For debugging, refer to Hive Debugging Queries and Common Errors. The Apache Hive Language Manual provides further details on aggregation.
Performance Considerations
Efficient GROUP BY and HAVING queries improve processing speed:
- Partitioning: Group data in partitioned tables to reduce scanning. See Hive Partition Best Practices.
- Bucketing: Use bucketed tables for faster joins and aggregations. Refer to Hive Bucketing.
- Predicate Pushdown: Apply WHERE filters before GROUP BY to minimize data. Explore Hive Predicate Pushdown.
- Storage Format: Use ORC or Parquet for efficient columnar access. See Hive ORC Files.
- Execution Engine: Run queries on Tez or Spark for better performance. Check Hive on Tez.
For advanced optimization, refer to Hive Performance Tuning.
Integrating GROUP BY and HAVING with Hive Features
These clauses integrate with other Hive features:
- Functions: Use aggregate or analytical functions in SELECT or HAVING. See Hive Functions.
- Unions: Aggregate unioned datasets.

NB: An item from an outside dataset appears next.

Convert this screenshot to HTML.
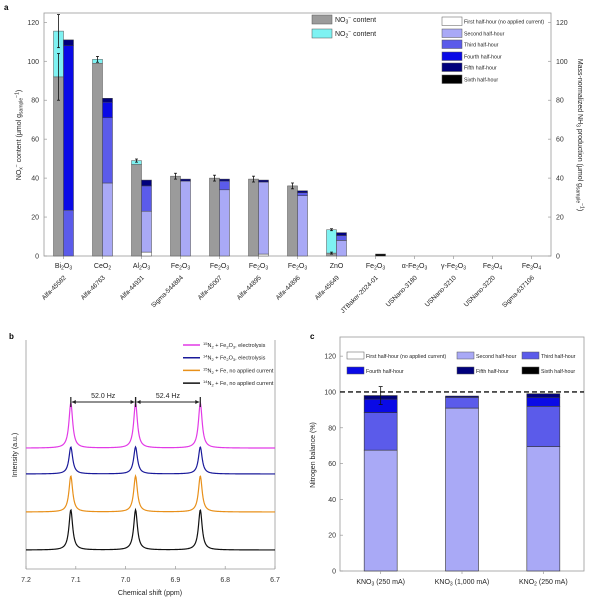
<!DOCTYPE html>
<html><head><meta charset="utf-8"><style>
body{margin:0;background:#fff}
svg{display:block;font-family:"Liberation Sans",Arial,sans-serif}
</style></head><body>
<svg id="fig" width="600" height="602" viewBox="0 0 600 602" xmlns="http://www.w3.org/2000/svg">
<text x="4" y="10" font-size="8" font-weight="bold">a</text>
<text x="9" y="339" font-size="8" font-weight="bold">b</text>
<text x="310" y="339" font-size="8" font-weight="bold">c</text>
<g id="pa"></g>
<g id="pb"></g>
<g id="pc"></g>
</svg>
<script>
// ---------- Panel a data ----------
const aFormulas=[["Bi","2","O","3"],["CeO","2"],["Al","2","O","3"],["Fe","2","O","3"],["Fe","2","O","3"],["Fe","2","O","3"],["Fe","2","O","3"],["ZnO"],["Fe","2","O","3"],["α-Fe","2","O","3"],["γ-Fe","2","O","3"],["Fe","3","O","4"],["Fe","3","O","4"]];
const aCodes=["Alfa-45582","Alfa-46763","Alfa-44931","Sigma-544884","Alfa-45007","Alfa-44895","Alfa-44896","Alfa-45649","JTBaker-2024-01","USNano-3180","USNano-3210","USNano-3220","Sigma-637106"];
const aNO3=[92,99,47,41,40,39.5,36,1.5,0,0,0,0,0];
const aNO2=[23.5,2,2,0,0,0,0,12,0,0,0,0,0];
const aNO3err=[12,0,0,1.5,1.5,1.5,1.5,0.5,0,0,0,0,0];
const aTotErr=[8.5,1.5,0.8,0,0,0,0,0.5,0,0,0,0,0];
const aFirst=[0,0,2,0,0,1,0,0,0,0,0,0,0];
const aSecond=[0,37.5,21,38.5,34,37,31,8,0,0,0,0,0];
const aThird=[23.5,33.5,13,0,4.5,0,1.5,2.5,0,0,0,0,0];
const aFourth=[84.5,8,0,0,0,0,0,0,0,0,0,0,0];
const aFifth=[3,2,3,1,1,1,1,1.5,0,0,0,0,0];
const aSixth=[0,0,0,0,0,0,0,0,1,0,0,0,0];
const aTicks=[0,20,40,60,80,100,120];
// ---------- Panel b data ----------
const bPeaks=[7.11,6.98,6.85];
const bSeries=["magenta","blue","orange","black"];
const bBase=[52.8,41.5,24.9,8.3];
const bHeight=[19.7,11.8,15.7,17.5];
const bXTicks=[7.2,7.1,7.0,6.9,6.8,6.7];
// ---------- Panel c data ----------
const cCats=["KNO3 (250 mA)","KNO3 (1,000 mA)","KNO2 (250 mA)"];
const cFirst=[0,0,0];
const cSecond=[67.5,91,69.5];
const cThird=[21,6,22.5];
const cFourth=[7.5,0,5];
const cFifth=[2,0.7,2];
const cSixth=[0,0,0];
const cErr=[5,0,0];
const cTicks=[0,20,40,60,80,100,120];

const NS="http://www.w3.org/2000/svg";
function mk(p,t,at){const e=document.createElementNS(NS,t);for(const k in at)e.setAttribute(k,at[k]);p.appendChild(e);return e;}
const stackCols=["#ffffff","#a9a9f6","#5b5bea","#0a0ae6","#00007c","#000000"];
const stackNames=["First half-hour (no applied current)","Second half-hour","Third half-hour","Fourth half-hour","Fifth half-hour","Sixth half-hour"];

// ======== Panel a ========
(function(){
const g=document.getElementById('pa');
const L=44,R=551,T=13,B=256,yMax=124.8;
const ya=v=>B-v/yMax*(B-T);
const bw=(R-L)/aCodes.length;
const xc=i=>L+bw*(i+0.5);
let f=mk(g,'rect',{x:L,y:T,width:R-L,height:B-T,fill:'none',stroke:'#999','stroke-width':0.8});

aTicks.forEach(v=>{
 mk(g,'line',{x1:L,x2:L+3,y1:ya(v),y2:ya(v),stroke:'#999','stroke-width':0.7});
 mk(g,'line',{x1:R,x2:R-3,y1:ya(v),y2:ya(v),stroke:'#999','stroke-width':0.7});
 let t=mk(g,'text',{x:L-5,y:ya(v)+2.5,'font-size':7,'text-anchor':'end',fill:'#333'});t.textContent=v;
 
 let t2=mk(g,'text',{x:R+5,y:ya(v)+2.5,'font-size':7,fill:'#333'});t2.textContent=v;
 
});
const w=10;
aCodes.forEach((c,i)=>{
 const x=xc(i);
 mk(g,'line',{x1:x,x2:x,y1:B,y2:B+3,stroke:'#999','stroke-width':0.7});
 if(aNO3[i]>0){let r=mk(g,'rect',{x:x-w,y:ya(aNO3[i]),width:w,height:B-ya(aNO3[i]),fill:'#9b9b9b',stroke:'#555','stroke-width':0.5});
  }
 if(aNO2[i]>0){let top=aNO3[i]+aNO2[i];let r=mk(g,'rect',{x:x-w,y:ya(top),width:w,height:ya(aNO3[i])-ya(top),fill:'#7ef2f2',stroke:'#555','stroke-width':0.5});
  }
 const eb=(v,e)=>{if(e<=0)return;mk(g,'line',{x1:x-w/2,x2:x-w/2,y1:ya(v-e),y2:ya(v+e),stroke:'#111','stroke-width':0.8});
  [v-e,v+e].forEach(q=>mk(g,'line',{x1:x-w/2-1.5,x2:x-w/2+1.5,y1:ya(q),y2:ya(q),stroke:'#111','stroke-width':0.8}));};
 eb(aNO3[i],aNO3err[i]);eb(aNO3[i]+aNO2[i],aTotErr[i]);
 const segs=[aFirst[i],aSecond[i],aThird[i],aFourth[i],aFifth[i],aSixth[i]];
 let acc=0;
 segs.forEach((s,k)=>{if(s<=0)return;let r=mk(g,'rect',{x:x,y:ya(acc+s),width:w,height:ya(acc)-ya(acc+s),fill:stackCols[k],stroke:'#444','stroke-width':0.5});
  acc+=s;});
 const fm=aFormulas[i];let t=mk(g,'text',{x:x,y:268,'font-size':7,'text-anchor':'middle',fill:'#222'});
 
 fm.forEach((p,k)=>{let s=mk(t,'tspan',{});s.textContent=p;if(k%2==1){s.setAttribute('font-size',5);s.setAttribute('dy',1.5);}else if(k>0){s.setAttribute('dy',-1.5);}});
 let ct=mk(g,'text',{x:x+3,y:278,'font-size':6.5,'text-anchor':'end',fill:'#222',transform:`rotate(-45 ${x+3} 278)`});ct.textContent=c;
 
});
let yt=mk(g,'text',{x:0,y:0,'font-size':7,'text-anchor':'middle',fill:'#222',transform:'translate(21 135) rotate(-90)'});
yt.innerHTML='NO<tspan font-size="5" dy="1.5">x</tspan><tspan font-size="5" dy="-4">−</tspan><tspan dy="2.5"> content (μmol g</tspan><tspan font-size="5" dy="1.5">sample</tspan><tspan font-size="5" dy="-4">−1</tspan><tspan dy="2.5">)</tspan>';

let yt2=mk(g,'text',{x:0,y:0,'font-size':7,'text-anchor':'middle',fill:'#222',transform:'translate(578 135) rotate(90)'});
yt2.innerHTML='Mass-normalized NH<tspan font-size="5" dy="1.5">3</tspan><tspan dy="-1.5"> production (μmol g</tspan><tspan font-size="5" dy="1.5">sample</tspan><tspan font-size="5" dy="-4">−1</tspan><tspan dy="2.5">)</tspan>';

[['#9b9b9b','NO','3',15],['#7ef2f2','NO','2',29]].forEach(l=>{
 let r=mk(g,'rect',{x:312,y:l[3],width:20,height:9,fill:l[0],stroke:'#555','stroke-width':0.5});
 
 let t=mk(g,'text',{x:335,y:l[3]+7,'font-size':7,fill:'#222'});
 t.innerHTML=`NO<tspan font-size="5" dy="1.5">${l[2]}</tspan><tspan font-size="5" dy="-4">−</tspan><tspan dy="2.5"> content</tspan>`;
 
});
const ly=[17,29,40,52,63,75];
stackNames.forEach((n,k)=>{
 let r=mk(g,'rect',{x:442,y:ly[k],width:20,height:8.5,fill:stackCols[k],stroke:'#555','stroke-width':0.5});
 
 let t=mk(g,'text',{x:464,y:ly[k]+6.5,'font-size':5.3,fill:'#222'});t.textContent=n;
 
});
})();

// ======== Panel b ========
(function(){
const g=document.getElementById('pb');
const L=26,R=275,T=340,B=569;
const xb=v=>L+(7.2-v)/0.5*(R-L);
const yb=v=>B-v/100*(B-T);
[[L,T,L,B],[L,B,R,B],[R,T,R,B]].forEach(a=>mk(g,'line',{x1:a[0],y1:a[1],x2:a[2],y2:a[3],stroke:'#999','stroke-width':0.8}));
bXTicks.forEach(v=>{mk(g,'line',{x1:xb(v),x2:xb(v),y1:B,y2:B-3,stroke:'#999','stroke-width':0.7});
 let t=mk(g,'text',{x:xb(v),y:582,'font-size':7,'text-anchor':'middle',fill:'#333'});t.textContent=v.toFixed(1);
 });
const cols={magenta:'#e23ae6',blue:'#1a1a9a',orange:'#e8901a',black:'#111'};
bSeries.forEach((s,i)=>{
 let d='';
 for(let px=L;px<=R;px+=0.5){const v=7.2-(px-L)/(R-L)*0.5;let y=bBase[i];
  bPeaks.forEach(p=>{const dx=(v-p)/0.0045;y+=bHeight[i]/(1+dx*dx);});
  d+=(px==L?'M':'L')+px.toFixed(1)+','+yb(y).toFixed(2);}
 let p=mk(g,'path',{d:d,fill:'none',stroke:cols[s],'stroke-width':1.2});
 
});
const leg=[['#e23ae6','15','Fe','2','O','3',', electrolysis'],['#1a1a9a','14','Fe','2','O','3',', electrolysis'],['#e8901a','15','Fe','','','',', no applied current'],['#111','14','Fe','','','',', no applied current']];
leg.forEach((l,k)=>{const y=345+k*12.7;
 let ln=mk(g,'line',{x1:183,x2:200,y1:y,y2:y,stroke:l[0],'stroke-width':1.5});
 
 let t=mk(g,'text',{x:203,y:y+2,'font-size':5.5,fill:'#222'});
 t.innerHTML=`<tspan font-size="4" dy="-2">${l[1]}</tspan><tspan dy="2">N</tspan><tspan font-size="4" dy="1.5">2</tspan><tspan dy="-1.5"> + ${l[2]}</tspan>`+(l[3]?`<tspan font-size="4" dy="1.5">${l[3]}</tspan><tspan dy="-1.5">${l[4]}</tspan><tspan font-size="4" dy="1.5">${l[5]}</tspan><tspan dy="-1.5">${l[6]}</tspan>`:`<tspan>${l[6]}</tspan>`);
 
});
const ay=402;
[[bPeaks[0],bPeaks[1],'52.0 Hz'],[bPeaks[1],bPeaks[2],'52.4 Hz']].forEach(a=>{
 const x1=xb(a[0]),x2=xb(a[1]);
 mk(g,'line',{x1:x1+1,x2:x2-1,y1:ay,y2:ay,stroke:'#222','stroke-width':1});
 mk(g,'path',{d:`M${x1+1},${ay}l4,-2v4z M${x2-1},${ay}l-4,-2v4z`,fill:'#222'});
 [x1,x2].forEach(x=>mk(g,'line',{x1:x,x2:x,y1:ay-5,y2:ay+5,stroke:'#222','stroke-width':1.2}));
 let t=mk(g,'text',{x:(x1+x2)/2,y:ay-4,'font-size':7,'text-anchor':'middle',fill:'#222'});t.textContent=a[2];
 
});
let xt=mk(g,'text',{x:150,y:595,'font-size':7,'text-anchor':'middle',fill:'#222'});xt.textContent='Chemical shift (ppm)';

let yt=mk(g,'text',{x:0,y:0,'font-size':7,'text-anchor':'middle',fill:'#222',transform:'translate(17 455) rotate(-90)'});yt.textContent='Intensity (a.u.)';

})();

// ======== Panel c ========
(function(){
const g=document.getElementById('pc');
const L=340,R=584,T=337,B=571,yMax=130.7;
const yc=v=>B-v/yMax*(B-T);
let f=mk(g,'rect',{x:L,y:T,width:R-L,height:B-T,fill:'none',stroke:'#999','stroke-width':0.8});

cTicks.forEach(v=>{mk(g,'line',{x1:L,x2:L+3,y1:yc(v),y2:yc(v),stroke:'#999','stroke-width':0.7});
 let t=mk(g,'text',{x:L-4,y:yc(v)+2.5,'font-size':7,'text-anchor':'end',fill:'#333'});t.textContent=v;
 });
const bw=(R-L)/cCats.length, w=33;
cCats.forEach((c,i)=>{
 const x=L+bw*(i+0.5);
 const segs=[cFirst[i],cSecond[i],cThird[i],cFourth[i],cFifth[i],cSixth[i]];let acc=0;
 segs.forEach((s,k)=>{if(s<=0)return;let r=mk(g,'rect',{x:x-w/2,y:yc(acc+s),width:w,height:yc(acc)-yc(acc+s),fill:stackCols[k],stroke:'#333','stroke-width':0.6});
  acc+=s;});
 if(cErr[i]>0){mk(g,'line',{x1:x,x2:x,y1:yc(acc-cErr[i]),y2:yc(acc+cErr[i]),stroke:'#111','stroke-width':0.8});
  [acc-cErr[i],acc+cErr[i]].forEach(q=>mk(g,'line',{x1:x-2,x2:x+2,y1:yc(q),y2:yc(q),stroke:'#111','stroke-width':0.8}));}
 mk(g,'line',{x1:x,x2:x,y1:B,y2:B+3,stroke:'#999','stroke-width':0.7});
 const m=c.match(/^(KNO)(\d)(.*)$/);
 let t=mk(g,'text',{x:x,y:584,'font-size':7,'text-anchor':'middle',fill:'#222'});
 t.innerHTML=`${m[1]}<tspan font-size="5" dy="1.5">${m[2]}</tspan><tspan dy="-1.5">${m[3]}</tspan>`;
 
});
let dl=mk(g,'line',{x1:L,x2:R,y1:yc(100),y2:yc(100),stroke:'#111','stroke-width':1.4,'stroke-dasharray':'5,3'});

let yt=mk(g,'text',{x:0,y:0,'font-size':7,'text-anchor':'middle',fill:'#222',transform:'translate(315 455) rotate(-90)'});yt.textContent='Nitrogen balance (%)';

const pos=[[347,356],[457,356],[522,356],[347,371],[457,371],[522,371]];
stackNames.forEach((n,k)=>{
 let r=mk(g,'rect',{x:pos[k][0],y:pos[k][1]-4,width:17,height:7,fill:stackCols[k],stroke:'#555','stroke-width':0.5});
 
 let t=mk(g,'text',{x:pos[k][0]+19,y:pos[k][1]+2,'font-size':5.3,fill:'#222'});t.textContent=n;
 
});
})();
</script>
</body></html>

Refer to Hive UNION and INTERSECT.
- Views: Create views for pre-aggregated data. Explore Hive Views.
Example with Function:
SELECT customer_id,
COUNT(DISTINCT transaction_id) AS unique_transactions
FROM transactions
GROUP BY customer_id
HAVING unique_transactions > 1;
This counts unique transactions per customer, filtering for those with multiple transactions.
Conclusion
The GROUP BY and HAVING clauses in Apache Hive are powerful tools for aggregating and filtering data, enabling sophisticated analytics in large-scale environments. By mastering their syntax, combining them with joins, subqueries, and window functions, and optimizing for performance, you can build robust queries for business intelligence and ETL workflows. Whether you’re summarizing customer data, generating reports, or analyzing logs, these clauses provide the flexibility to derive actionable insights. Experiment with these techniques in your Hive environment, and explore related features to enhance your data processing capabilities.